Earth-Abundant Semiconductor Materials for Photovoltaics: Fundamental Insights and Future Opportunities (15/12/21)
Speaker and Affliation:
Dr. Sachin Rondiya
Department of Materials,
Imperial College London, Exhibition Road, London SW7 2AZ,
United Kingdom
When?
15th December, 2021 (Wednusday), 02:30 PM (India Standard Time)
Location
Abstract
The generation and storage of renewable energy are vital in order to meet the world’s growing energy demands and the development of emerging novel materials has become a significant feature in driving the needed technological evolution. Recently, the earth-abundant semiconductor materials (binary, ternary and quaternary) have drawn major interests as viable candidate to boost the energy conversion efficiency of solar cells. Effective commercialization of solar cells hinges on the low-cost scaled up synthesis approaches along with cost-effective device fabrication techniques.

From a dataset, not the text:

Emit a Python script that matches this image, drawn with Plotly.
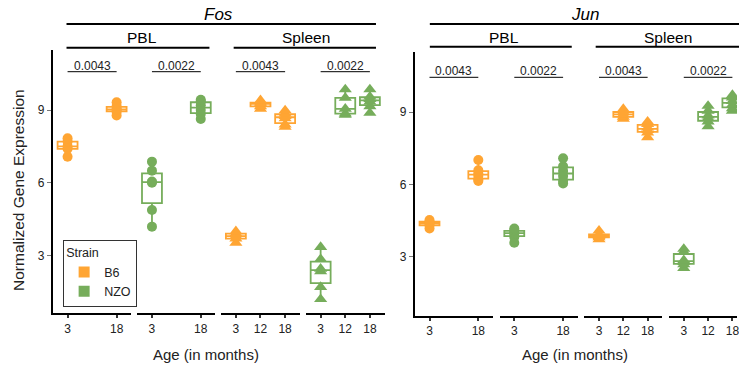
import numpy as np
import plotly.graph_objects as go

W, H = 739, 366
ORANGE = "#FFA533"
GREEN = "#76AD5B"
FONT = "Liberation Sans, Arial, Helvetica, sans-serif"

# ---------------- data ----------------
genes = ["Fos", "Jun"]
tissues = ["PBL", "Spleen"]
strains = ["B6", "NZO"]
ages_pbl = ["3", "18"]
ages_spleen = ["3", "12", "18"]
p_values_fos = ["0.0043", "0.0022", "0.0043", "0.0022"]
p_values_jun = ["0.0043", "0.0022", "0.0043", "0.0022"]

fos_pbl_b6_3 = [7.07, 7.40, 7.50, 7.70, 7.83]
fos_pbl_b6_18 = [8.77, 8.92, 9.00, 9.05, 9.16, 9.32]
fos_pbl_nzo_3 = [4.19, 4.88, 6.00, 6.05, 6.50, 6.87]
fos_pbl_nzo_18 = [8.63, 8.83, 9.00, 9.20, 9.36, 9.42]
fos_spl_b6_3 = [3.52, 3.70, 3.80, 3.90, 4.00]
fos_spl_b6_12 = [9.05, 9.15, 9.25, 9.30, 9.40]
fos_spl_b6_18 = [8.30, 8.40, 8.65, 8.75, 8.85, 8.98]
fos_spl_nzo_3 = [1.20, 1.70, 2.35, 2.45, 2.85, 3.35]
fos_spl_nzo_12 = [8.80, 8.85, 9.05, 9.50, 9.85]
fos_spl_nzo_18 = [8.88, 9.15, 9.35, 9.45, 9.55, 9.85]

jun_pbl_b6_3 = [4.17, 4.30, 4.38, 4.45, 4.52]
jun_pbl_b6_18 = [6.14, 6.20, 6.35, 6.45, 6.58, 7.01]
jun_pbl_nzo_3 = [3.58, 3.82, 3.95, 4.00, 4.10, 4.17]
jun_pbl_nzo_18 = [6.04, 6.15, 6.35, 6.55, 6.75, 7.08]
jun_spl_b6_3 = [3.72, 3.80, 3.85, 3.92, 4.08]
jun_spl_b6_12 = [8.72, 8.80, 8.90, 9.00, 9.12]
jun_spl_b6_18 = [7.95, 8.15, 8.25, 8.35, 8.50, 8.60]
jun_spl_nzo_3 = [2.53, 2.68, 2.78, 2.85, 3.20, 3.32]
jun_spl_nzo_12 = [8.40, 8.60, 8.75, 8.85, 9.05, 9.25]
jun_spl_nzo_18 = [9.05, 9.15, 9.30, 9.45, 9.60, 9.70]

# facet table: (gene, tissue, strain, ages, groups)
facets = [
    ("Fos", "PBL", "B6", ages_pbl, [fos_pbl_b6_3, fos_pbl_b6_18]),
    ("Fos", "PBL", "NZO", ages_pbl, [fos_pbl_nzo_3, fos_pbl_nzo_18]),
    ("Fos", "Spleen", "B6", ages_spleen, [fos_spl_b6_3, fos_spl_b6_12, fos_spl_b6_18]),
    ("Fos", "Spleen", "NZO", ages_spleen, [fos_spl_nzo_3, fos_spl_nzo_12, fos_spl_nzo_18]),
    ("Jun", "PBL", "B6", ages_pbl, [jun_pbl_b6_3, jun_pbl_b6_18]),
    ("Jun", "PBL", "NZO", ages_pbl, [jun_pbl_nzo_3, jun_pbl_nzo_18]),
    ("Jun", "Spleen", "B6", ages_spleen, [jun_spl_b6_3, jun_spl_b6_12, jun_spl_b6_18]),
    ("Jun", "Spleen", "NZO", ages_spleen, [jun_spl_nzo_3, jun_spl_nzo_12, jun_spl_nzo_18]),
]
p_values = p_values_fos + p_values_jun

# ---------------- layout geometry (pixels) ----------------
facet_px = [(53, 131.7), (137.7, 216), (221.7, 300.7), (306.7, 385.7),
            (416, 494.3), (501, 579.3), (586, 664), (671, 749)]
panel_y = {"Fos": dict(top=50, bottom=313.3, rng=[0.617, 11.474], axis="y"),
           "Jun": dict(top=51.7, bottom=315.7, rng=[0.554, 11.5], axis="y2")}
pline_y = {"Fos": 71.7, "Jun": 77.3}
ptext_y = {"Fos": 66.0, "Jun": 71.5}
BOX_PX = 20


def px(x):
    return x / W


def py(y):
    return 1 - y / H


strain_color = {"B6": ORANGE, "NZO": GREEN}
tissue_symbol = {"PBL": "circle", "Spleen": "triangle-up"}
tissue_size = {"PBL": 10, "Spleen": 11.5}

fig = go.Figure()
layout_axes = {}
shapes = []
annotations = []

for i, (gene, tissue, strain, ages, groups) in enumerate(facets):
    n = len(ages)
    pad = 0.3 if n == 2 else 0.6
    x0p, x1p = facet_px[i]
    scale = (x1p - x0p) / (n - 1 + 2 * pad)
    x1c = min(x1p, W)
    rng = [-pad, -pad + (x1c - x0p) / scale]
    xname = "x" if i == 0 else f"x{i + 1}"
    key = "xaxis" if i == 0 else f"xaxis{i + 1}"
    yname = panel_y[gene]["axis"]
    layout_axes[key] = dict(
        domain=[px(x0p), px(x1c)], range=rng, anchor=yname,
        tickmode="array", tickvals=list(range(n)), ticktext=ages,
        showline=True, linecolor="black", linewidth=2,
        ticks="outside", ticklen=3, tickwidth=2, tickcolor="#333",
        tickfont=dict(size=12, color="#222", family=FONT),
        ticklabeloverflow="allow",
        showgrid=False, zeroline=False, fixedrange=True,
    )
    color = strain_color[strain]
    bw = BOX_PX / scale
    for j, vals in enumerate(groups):
        v = np.array(vals)
        q1, med, q3 = np.percentile(v, [25, 50, 75])
        iqr = q3 - q1
        lo = v[v >= q1 - 1.5 * iqr].min()
        hi = v[v <= q3 + 1.5 * iqr].max()
        fig.add_trace(go.Box(
            x=[j], q1=[q1], median=[med], q3=[q3], lowerfence=[lo], upperfence=[hi],
            width=bw, fillcolor="white", line=dict(color=color, width=1.8),
            whiskerwidth=0, boxpoints=False, name=strain, legendgroup=strain,
            showlegend=False, xaxis=xname, yaxis=yname, hoverinfo="skip",
        ))
        fig.add_trace(go.Scatter(
            x=[j] * len(vals), y=vals, mode="markers",
            marker=dict(symbol=tissue_symbol[tissue], size=tissue_size[tissue],
                        color=color, line=dict(width=0)),
            showlegend=False, legendgroup=strain, xaxis=xname, yaxis=yname,
            hoverinfo="skip",
        ))
    # p-value bracket
    shapes.append(dict(type="line", xref=xname, yref="paper",
                       x0=0, x1=n - 1, y0=py(pline_y[gene]), y1=py(pline_y[gene]),
                       line=dict(color="black", width=1)))
    annotations.append(dict(text=p_values[i], xref=xname, yref="paper",
                            x=(n - 1) / 2, y=py(ptext_y[gene]), showarrow=False,
                            xanchor="center", yanchor="middle",
                            font=dict(size=12, color="#222", family=FONT)))

# legend-only entries (no data)
for s in strains:
    fig.add_trace(go.Scatter(
        x=[None], y=[None], mode="markers", name=s, legendgroup=s,
        marker=dict(symbol="square", size=11, color=strain_color[s]),
        showlegend=True, xaxis="x", yaxis="y",
    ))

for gene, d in panel_y.items():
    key = "yaxis" if d["axis"] == "y" else "yaxis2"
    anchor = "x" if gene == "Fos" else "x5"
    layout_axes[key] = dict(
        domain=[py(d["bottom"]), py(d["top"])], range=d["rng"], anchor=anchor,
        tickvals=[3, 6, 9], showline=True, linecolor="black", linewidth=2,
        ticks="outside", ticklen=4, tickwidth=1, tickcolor="#777",
        tickfont=dict(size=12, color="#222", family=FONT),
        showgrid=False, zeroline=False, fixedrange=True,
    )

# strip headers
header_lines = [(66.7, 377, 24), (66.7, 210, 47.7), (234.3, 377, 47.7),
                (431, 760, 24), (431, 573.3, 46.7), (597.3, 760, 46.7)]
for x0, x1, y in header_lines:
    shapes.append(dict(type="line", xref="paper", yref="paper",
                       x0=px(x0), x1=px(x1), y0=py(y), y1=py(y),
                       line=dict(color="black", width=2)))
header_text = [("<i>Fos</i>", 218.7, 14.5, 17), ("PBL", 142, 37, 15.5),
               ("Spleen", 307.3, 37.5, 15.5),
               ("<i>Jun</i>", 586.7, 14.5, 17), ("PBL", 505, 37, 15.5),
               ("Spleen", 670, 37.5, 15.5)]
for t, x, y, s in header_text:
    annotations.append(dict(text=t, xref="paper", yref="paper", x=px(x), y=py(y),
                            showarrow=False, xanchor="center", yanchor="middle",
                            font=dict(size=s, color="black", family=FONT)))

# axis titles
annotations.append(dict(text="Normalized Gene Expression", xref="paper", yref="paper",
                        x=px(18), y=py(190), textangle=-90, showarrow=False,
                        xanchor="center", yanchor="middle",
                        font=dict(size=15.5, color="#222", family=FONT)))
for x in (207, 577):
    annotations.append(dict(text="Age (in months)", xref="paper", yref="paper",
                            x=px(x), y=py(354), showarrow=False,
                            xanchor="center", yanchor="middle",
                            font=dict(size=15, color="#222", family=FONT)))

fig.update_layout(
    width=W, height=H, margin=dict(l=0, r=0, t=0, b=0),
    paper_bgcolor="white", plot_bgcolor="white",
    shapes=shapes, annotations=annotations,
    legend=dict(x=px(63.3), y=py(240), xanchor="left", yanchor="top",
                bgcolor="white", bordercolor="#333", borderwidth=1,
                title=dict(text="Strain", font=dict(size=12.5, color="#222", family=FONT)),
                font=dict(size=12.5, color="#222", family=FONT),
                itemwidth=30, tracegroupgap=0),
    font=dict(family=FONT),
    **layout_axes,
)

fig.write_html("out.html")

Earth-abundant semiconductor materials have shown a great potential for these synthesis methods and the thin-film technology with portable deposition techniques has proven to be the most cost-effective route for solar cell fabrication. These materials have attracted substantial attention due to their non-toxicity, low-cost potential, direct band gap commensurate with optical absorption in the visible range and high absorption coefficient (>104 cm-1). Thorough atomic-level insights about the fundamental properties of the interfaces and mechanisms underlying the interfacial phenomena are immensely desirable, which aids in the fabrication of high-quality and structurally ordered junctions for efficient photovoltaic applications. The understanding about the band alignment and the related properties at the interfaces is of paramount importance as it directly affects the device performance. Several of our recent studies focused on band alignment engineering for a clear understanding of the concurrent carrier transport mechanism at heterointerface. The facile synthesis, cost-effective deposition, and fundamental insights about the band-alignment provide a promising approach for fabrication of next-generation solar cells with earth-abundant light-absorbing materials.